**Exercise:** Omitting all pictures, copy word for word the lines from the line containing "Emit a standalone" through the final line of the entries.

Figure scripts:
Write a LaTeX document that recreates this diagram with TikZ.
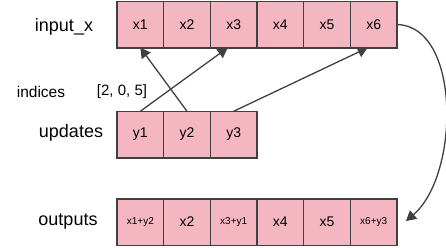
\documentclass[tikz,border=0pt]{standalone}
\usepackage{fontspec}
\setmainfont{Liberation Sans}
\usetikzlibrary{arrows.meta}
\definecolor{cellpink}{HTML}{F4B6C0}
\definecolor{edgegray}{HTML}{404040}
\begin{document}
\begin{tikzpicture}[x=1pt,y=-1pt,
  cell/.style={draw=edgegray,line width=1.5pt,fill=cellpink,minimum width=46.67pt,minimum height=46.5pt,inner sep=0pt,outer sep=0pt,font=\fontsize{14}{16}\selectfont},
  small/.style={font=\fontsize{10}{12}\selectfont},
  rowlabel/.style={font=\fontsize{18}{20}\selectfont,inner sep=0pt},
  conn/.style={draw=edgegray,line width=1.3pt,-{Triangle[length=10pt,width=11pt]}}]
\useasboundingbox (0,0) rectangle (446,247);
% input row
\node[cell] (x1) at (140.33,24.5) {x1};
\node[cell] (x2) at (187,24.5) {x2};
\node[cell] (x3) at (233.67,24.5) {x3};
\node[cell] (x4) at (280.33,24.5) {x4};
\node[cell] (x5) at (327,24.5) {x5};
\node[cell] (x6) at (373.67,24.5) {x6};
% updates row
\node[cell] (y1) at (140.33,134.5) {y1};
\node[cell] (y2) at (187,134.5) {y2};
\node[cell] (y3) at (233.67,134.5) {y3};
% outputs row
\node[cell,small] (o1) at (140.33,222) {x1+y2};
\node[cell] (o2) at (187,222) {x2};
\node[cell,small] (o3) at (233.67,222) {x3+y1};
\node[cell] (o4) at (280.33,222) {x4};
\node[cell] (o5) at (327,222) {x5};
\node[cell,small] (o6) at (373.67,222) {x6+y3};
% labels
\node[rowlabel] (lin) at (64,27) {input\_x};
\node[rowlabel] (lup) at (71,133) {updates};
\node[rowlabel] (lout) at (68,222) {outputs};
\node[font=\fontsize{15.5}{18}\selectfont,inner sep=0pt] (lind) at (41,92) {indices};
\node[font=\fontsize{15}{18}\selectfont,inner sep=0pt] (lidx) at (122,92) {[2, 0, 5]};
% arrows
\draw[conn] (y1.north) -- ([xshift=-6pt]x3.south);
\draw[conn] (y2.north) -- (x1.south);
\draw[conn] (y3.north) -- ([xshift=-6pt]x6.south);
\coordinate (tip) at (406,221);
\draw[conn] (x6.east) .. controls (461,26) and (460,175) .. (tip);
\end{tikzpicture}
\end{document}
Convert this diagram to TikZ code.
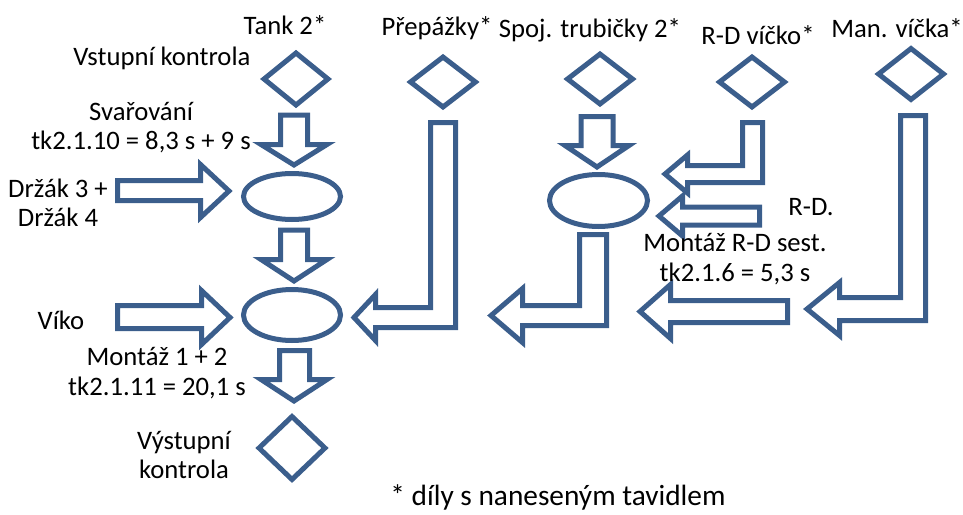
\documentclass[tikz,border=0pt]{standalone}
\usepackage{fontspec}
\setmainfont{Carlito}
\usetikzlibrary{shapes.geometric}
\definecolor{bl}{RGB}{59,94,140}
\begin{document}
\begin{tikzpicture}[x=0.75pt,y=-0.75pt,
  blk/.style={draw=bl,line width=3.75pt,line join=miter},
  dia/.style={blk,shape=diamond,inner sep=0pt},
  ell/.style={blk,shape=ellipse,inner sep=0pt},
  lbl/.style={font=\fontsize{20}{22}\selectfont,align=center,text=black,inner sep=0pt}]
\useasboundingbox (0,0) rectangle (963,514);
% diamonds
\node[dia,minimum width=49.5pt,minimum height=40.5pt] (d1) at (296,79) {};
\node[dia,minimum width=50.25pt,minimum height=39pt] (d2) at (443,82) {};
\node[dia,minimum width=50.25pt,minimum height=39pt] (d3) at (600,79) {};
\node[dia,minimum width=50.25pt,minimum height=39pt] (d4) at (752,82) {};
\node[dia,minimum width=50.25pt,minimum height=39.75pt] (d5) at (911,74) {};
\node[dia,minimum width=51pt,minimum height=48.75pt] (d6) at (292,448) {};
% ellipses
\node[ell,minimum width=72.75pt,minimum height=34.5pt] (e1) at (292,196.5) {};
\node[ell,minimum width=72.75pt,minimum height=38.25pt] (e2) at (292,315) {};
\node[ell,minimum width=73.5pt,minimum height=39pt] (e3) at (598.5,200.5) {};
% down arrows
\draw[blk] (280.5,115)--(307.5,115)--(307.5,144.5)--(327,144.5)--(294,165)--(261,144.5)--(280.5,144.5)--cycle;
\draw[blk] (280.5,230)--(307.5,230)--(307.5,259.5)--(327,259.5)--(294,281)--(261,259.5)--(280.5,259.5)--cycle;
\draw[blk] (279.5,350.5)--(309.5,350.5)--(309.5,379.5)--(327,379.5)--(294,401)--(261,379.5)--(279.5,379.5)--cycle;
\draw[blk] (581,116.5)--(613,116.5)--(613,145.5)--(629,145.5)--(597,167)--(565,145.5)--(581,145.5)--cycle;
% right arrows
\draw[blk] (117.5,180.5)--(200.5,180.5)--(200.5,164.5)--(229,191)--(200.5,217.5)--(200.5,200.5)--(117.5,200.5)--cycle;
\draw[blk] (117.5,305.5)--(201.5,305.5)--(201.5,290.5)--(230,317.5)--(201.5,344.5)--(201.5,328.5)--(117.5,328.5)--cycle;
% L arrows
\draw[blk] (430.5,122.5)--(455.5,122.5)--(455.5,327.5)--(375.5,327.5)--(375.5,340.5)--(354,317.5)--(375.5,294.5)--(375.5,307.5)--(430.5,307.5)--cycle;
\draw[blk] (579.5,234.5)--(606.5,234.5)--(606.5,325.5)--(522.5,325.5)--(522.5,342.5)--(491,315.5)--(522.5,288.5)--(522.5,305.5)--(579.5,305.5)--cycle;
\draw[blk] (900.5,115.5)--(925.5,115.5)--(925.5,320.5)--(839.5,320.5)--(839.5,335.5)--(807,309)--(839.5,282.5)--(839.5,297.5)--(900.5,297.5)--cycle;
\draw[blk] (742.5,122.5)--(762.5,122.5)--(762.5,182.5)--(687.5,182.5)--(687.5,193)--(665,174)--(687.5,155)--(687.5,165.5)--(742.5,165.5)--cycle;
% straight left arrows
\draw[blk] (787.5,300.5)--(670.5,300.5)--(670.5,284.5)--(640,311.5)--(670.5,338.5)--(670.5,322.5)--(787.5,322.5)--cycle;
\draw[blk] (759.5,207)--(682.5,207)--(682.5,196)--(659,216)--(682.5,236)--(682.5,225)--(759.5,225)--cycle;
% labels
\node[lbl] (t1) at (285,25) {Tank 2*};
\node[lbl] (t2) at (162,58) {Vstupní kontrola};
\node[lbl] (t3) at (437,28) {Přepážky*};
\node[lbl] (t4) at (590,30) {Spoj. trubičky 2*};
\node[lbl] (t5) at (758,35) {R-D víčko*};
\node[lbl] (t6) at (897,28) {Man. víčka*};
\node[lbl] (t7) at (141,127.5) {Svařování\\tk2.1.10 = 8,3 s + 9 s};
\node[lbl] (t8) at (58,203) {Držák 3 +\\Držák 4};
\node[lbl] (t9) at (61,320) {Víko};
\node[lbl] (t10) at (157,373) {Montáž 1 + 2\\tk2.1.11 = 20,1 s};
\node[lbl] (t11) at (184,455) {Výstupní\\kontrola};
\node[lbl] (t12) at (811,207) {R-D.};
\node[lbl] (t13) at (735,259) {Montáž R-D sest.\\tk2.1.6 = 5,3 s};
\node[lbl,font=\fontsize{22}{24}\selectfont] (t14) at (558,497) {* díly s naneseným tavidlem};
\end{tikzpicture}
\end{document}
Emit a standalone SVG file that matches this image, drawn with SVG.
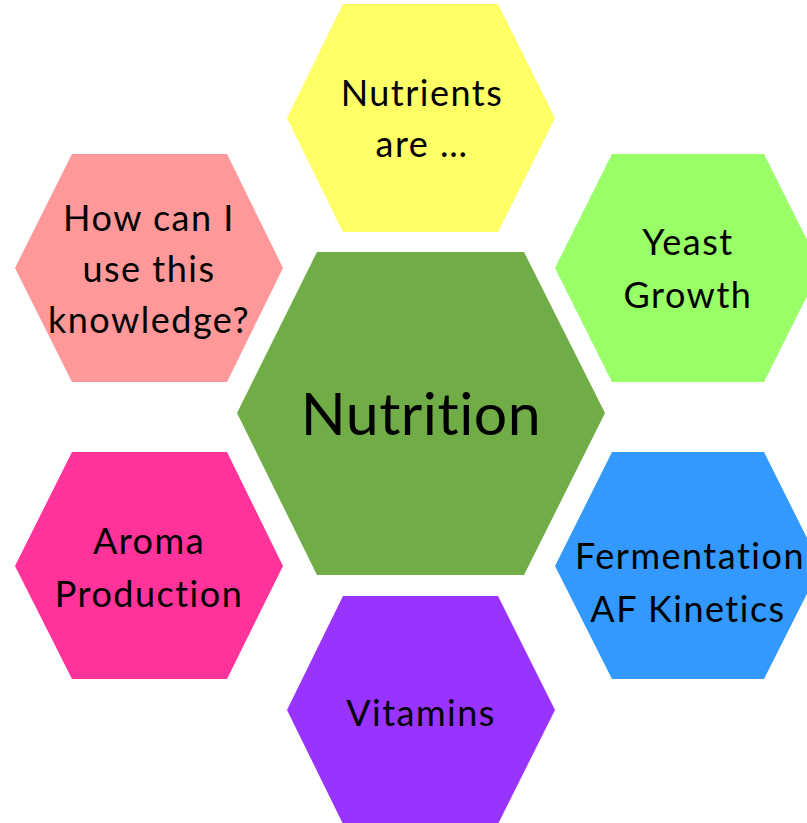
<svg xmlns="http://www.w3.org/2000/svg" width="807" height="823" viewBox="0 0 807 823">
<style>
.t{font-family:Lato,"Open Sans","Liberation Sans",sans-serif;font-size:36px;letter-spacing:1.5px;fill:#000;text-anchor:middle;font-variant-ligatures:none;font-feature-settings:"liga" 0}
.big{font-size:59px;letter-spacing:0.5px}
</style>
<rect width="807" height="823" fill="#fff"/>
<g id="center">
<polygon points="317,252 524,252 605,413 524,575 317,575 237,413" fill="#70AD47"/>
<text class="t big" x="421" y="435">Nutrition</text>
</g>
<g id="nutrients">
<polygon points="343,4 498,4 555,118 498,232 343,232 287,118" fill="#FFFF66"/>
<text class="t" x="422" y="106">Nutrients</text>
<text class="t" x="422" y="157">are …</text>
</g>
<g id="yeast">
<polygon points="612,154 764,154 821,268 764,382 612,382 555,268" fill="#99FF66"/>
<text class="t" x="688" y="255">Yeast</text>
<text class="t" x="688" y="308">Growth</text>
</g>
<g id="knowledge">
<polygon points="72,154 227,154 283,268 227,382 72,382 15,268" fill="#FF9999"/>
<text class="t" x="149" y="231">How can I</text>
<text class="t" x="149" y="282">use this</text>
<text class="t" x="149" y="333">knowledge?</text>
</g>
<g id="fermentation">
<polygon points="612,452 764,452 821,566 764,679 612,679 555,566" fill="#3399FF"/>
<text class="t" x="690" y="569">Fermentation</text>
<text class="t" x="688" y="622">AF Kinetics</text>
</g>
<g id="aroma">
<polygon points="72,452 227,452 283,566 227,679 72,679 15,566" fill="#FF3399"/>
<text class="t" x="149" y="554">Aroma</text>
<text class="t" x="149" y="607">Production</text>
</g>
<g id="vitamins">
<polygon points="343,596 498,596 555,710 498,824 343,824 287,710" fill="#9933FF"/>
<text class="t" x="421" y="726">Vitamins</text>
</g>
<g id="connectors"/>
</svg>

**Exercise solution:**
Emit a standalone SVG file that matches this image, drawn with SVG.
<svg xmlns="http://www.w3.org/2000/svg" width="807" height="823" viewBox="0 0 807 823">
<style>
.t{font-family:Lato,"Open Sans","Liberation Sans",sans-serif;font-size:36px;letter-spacing:1.5px;fill:#000;text-anchor:middle;font-variant-ligatures:none;font-feature-settings:"liga" 0}
.big{font-size:59px;letter-spacing:0.5px}
</style>
<rect width="807" height="823" fill="#fff"/>
<g id="center">
<polygon points="317,252 524,252 605,413 524,575 317,575 237,413" fill="#70AD47"/>
<text class="t big" x="421" y="435">Nutrition</text>
</g>
<g id="nutrients">
<polygon points="343,4 498,4 555,118 498,232 343,232 287,118" fill="#FFFF66"/>
<text class="t" x="422" y="106">Nutrients</text>
<text class="t" x="422" y="157">are …</text>
</g>
<g id="yeast">
<polygon points="612,154 764,154 821,268 764,382 612,382 555,268" fill="#99FF66"/>
<text class="t" x="688" y="255">Yeast</text>
<text class="t" x="688" y="308">Growth</text>
</g>
<g id="knowledge">
<polygon points="72,154 227,154 283,268 227,382 72,382 15,268" fill="#FF9999"/>
<text class="t" x="149" y="231">How can I</text>
<text class="t" x="149" y="282">use this</text>
<text class="t" x="149" y="333">knowledge?</text>
</g>
<g id="fermentation">
<polygon points="612,452 764,452 821,566 764,679 612,679 555,566" fill="#3399FF"/>
<text class="t" x="690" y="569">Fermentation</text>
<text class="t" x="688" y="622">AF Kinetics</text>
</g>
<g id="aroma">
<polygon points="72,452 227,452 283,566 227,679 72,679 15,566" fill="#FF3399"/>
<text class="t" x="149" y="554">Aroma</text>
<text class="t" x="149" y="607">Production</text>
</g>
<g id="vitamins">
<polygon points="343,596 498,596 555,710 498,824 343,824 287,710" fill="#9933FF"/>
<text class="t" x="421" y="726">Vitamins</text>
</g>
<g id="connectors"/>
</svg>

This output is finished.